Municipal president of Monterrey
- In office 2006–2009
- Preceded by: Ricardo Canavati
- Succeeded by: Fernando Larrazábal Bretón

Personal details
- Born: September 25, 1969 (age 56) Monterrey, Nuevo León
- Party: PAN
- Alma mater: Universidad Regiomontana

= Adalberto Madero =

Mexican lawyer and politician

Adalberto Arturo Madero Quiroga (born 25 September 1969), also known as "Maderito", is a Mexican lawyer and right-wing politician from Nuevo León who has served in the upper house of the Mexican Congress. He was the municipal president of Monterrey from 2006 to 2009.

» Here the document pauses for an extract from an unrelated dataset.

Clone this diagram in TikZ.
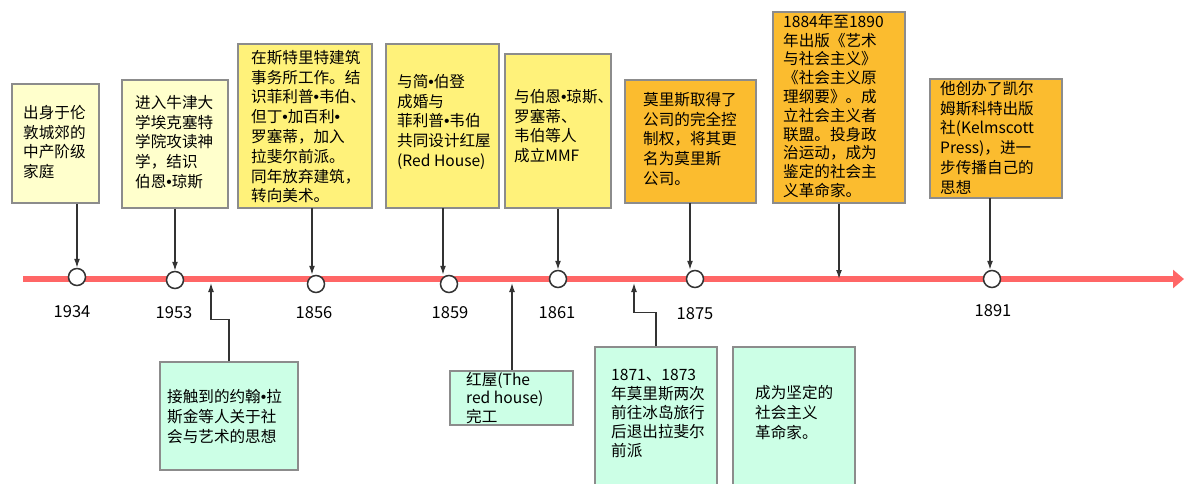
\documentclass[tikz,border=0pt]{standalone}
\usepackage{fontspec}
\setmainfont{Noto Sans CJK SC}
\newfontfamily\bulfont{Liberation Sans}
\newcommand{\bul}{{\bulfont •}}
\usetikzlibrary{arrows.meta,fit,calc}

\definecolor{paleyel}{HTML}{FFFFCC}
\definecolor{yel}{HTML}{FFF27A}
\definecolor{orng}{HTML}{FBBC2F}
\definecolor{mint}{HTML}{CCFFE6}
\definecolor{tlred}{HTML}{FF6666}
\definecolor{edgegrey}{HTML}{8C8C8C}
\definecolor{darkgrey}{HTML}{333333}

\begin{document}
\begin{tikzpicture}[x=1pt, y=-1pt]
\tikzset{evbox/.style={draw=edgegrey,line width=1.5pt,inner sep=0pt},
boxtext/.style={anchor=north west,inner sep=0pt,align=left,font=\fontsize{15.6}{19.8}\selectfont},
yearlabel/.style={font=\fontsize{16.5}{18}\selectfont},
dot/.style={circle,draw=darkgrey,fill=white,line width=1.5pt,minimum size=17pt,inner sep=0pt},
conn/.style={darkgrey,line width=1.3pt,-{Latex[length=9pt,width=6pt]}},
timeline/.style={tlred,line width=6pt,-{Triangle[length=11pt,width=18pt]}}}

\clip (0,0) rectangle (1184,484);

%% Boxes above the line
\node (b1) [evbox,fill=paleyel,fit={(12,84) (99,203)}] {};
\node (b2) [evbox,fill=paleyel,fit={(122,80) (228,208)}] {};
\node (b3) [evbox,fill=yel,fit={(238,44) (372,208)}] {};
\node (b4) [evbox,fill=yel,fit={(386,44) (499,208)}] {};
\node (b5) [evbox,fill=yel,fit={(505,54) (611,208)}] {};
\node (b6) [evbox,fill=orng,fit={(625,80) (756,203)}] {};
\node (b7) [evbox,fill=orng,fit={(773,12) (905,203)}] {};
\node (b8) [evbox,fill=orng,fit={(930,79) (1062,198)}] {};

%% Boxes below the line
\node (b9) [evbox,fill=mint,fit={(160,362) (298,470)}] {};
\node (b10) [evbox,fill=mint,fit={(450,371) (573,425)}] {};
\node (b11) [evbox,fill=mint,fit={(595,347) (717,494)}] {};
\node (b12) [evbox,fill=mint,fit={(733,347) (855,494)}] {};

\node (t1) [boxtext] at (23,105) {出身于伦\\敦城郊的\\中产阶级\\家庭};
\node (t2) [boxtext] at (135,95) {进入牛津大\\学埃克塞特\\学院攻读神\\学，结识\\伯恩\bul 琼斯};
\node (t3) [boxtext] at (251,50) {在斯特里特建筑\\事务所工作。结\\识菲利普\bul 韦伯、\\但丁\bul 加百利\bul\\罗塞蒂，加入\\拉斐尔前派。\\同年放弃建筑，\\转向美术。};
\node (t4) [boxtext] at (397,74) {与简\bul 伯登\\成婚与\\菲利普\bul 韦伯\\共同设计红屋\\(Red House)};
\node (t5) [boxtext] at (514,89) {与伯恩\bul 琼斯、\\罗塞蒂、\\韦伯等人\\成立MMF};
\node (t6) [boxtext] at (643,92) {莫里斯取得了\\公司的完全控\\制权，将其更\\名为莫里斯\\公司。};
\node (t7) [boxtext,font=\fontsize{15.6}{18.8}\selectfont] at (783,14) {1884年至1890\\年出版《艺术\\与社会主义》\\《社会主义原\\理纲要》。成\\立社会主义者\\联盟。投身政\\治运动，成为\\鉴定的社会主\\义革命家。};
\node (t8) [boxtext] at (940,81) {他创办了凯尔\\姆斯科特出版\\社(Kelmscott\\Press)，进一\\步传播自己的\\思想};
\node (t9) [boxtext] at (167,389) {接触到的约翰\bul 拉\\斯金等人关于社\\会与艺术的思想};
\node (t10) [boxtext,font=\fontsize{15.6}{18.5}\selectfont] at (466,372) {红屋(The\\red house)\\完工};
\node (t11) [boxtext,font=\fontsize{15.6}{19}\selectfont] at (611,369) {1871、1873\\年莫里斯两次\\前往冰岛旅行\\后退出拉斐尔\\前派};
\node (t12) [boxtext] at (755,385) {成为坚定的\\社会主义\\革命家。};

%% Timeline
\coordinate (l0) at (23,279);
\coordinate (l1) at (1184,279);
\draw[timeline] (l0) -- (l1);

\node (c1) [dot] at (77,277) {};
\node (c2) [dot] at (175,280) {};
\node (c3) [dot] at (316,284) {};
\node (c4) [dot] at (449,284) {};
\node (c5) [dot] at (558,279) {};
\node (c6) [dot] at (695,279) {};
\node (c7) [dot] at (992,279) {};

\foreach \x/\y/\lab in {72/312/1934, 174/313/1953, 314/313/1856, 450/313/1859, 557/313/1861, 695/314/1875, 993/311/1891}
  \node (y\lab) [yearlabel] at (\x,\y) {\lab};

%% Edges
\draw[conn] (c1 |- b1.south) -- (c1.north);
\draw[conn] (c2 |- b2.south) -- (c2.north);
\draw[conn] (312,208) -- (c3.north -| 312,0);
\draw[conn] (443,208) -- (c4.north -| 443,0);
\draw[conn] (c5 |- b5.south) -- (c5.north);
\draw[conn] (690,203) -- (c6.north -| 690,0);
\coordinate (a7) at (839,279);
\draw[conn] (a7 |- b7.south) -- (a7);
\draw[conn] (990,198) -- (c7.north -| 990,0);

\coordinate (a9) at (211,283);
\coordinate (a10) at (512,283);
\coordinate (a11) at (634,283);
\draw[conn] (b9.north) -- ++(0,-42) -| (a9);
\draw[conn] (a10 |- b10.north) -- (a10);
\draw[conn] (b11.north) -- ++(0,-34) -| (a11);

\end{tikzpicture}
\end{document}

==Personal life and education==
Madero is the son of Armando Arturo Madero Almada and Nieves Quiroga de Madero. He studied law at the Universidad Regiomontana. He has speech disfluency problems.

==Political career==
Madero is a member of the National Action Party (PAN). He has been legal advisor to various PAN public servants in his native Nuevo León and has occupied different positions inside his party including Undersecretary of Finance.

He served as a local deputy in the LXVIII Legislature of the Congress of Nuevo León from 1997 to 2000. In 2000 he became one of the youngest senators to serve in Congress. In 2006 he won the elections for municipal president of Monterrey defeating the Institutional Revolutionary Party (PRI) candidate Abel Guerra.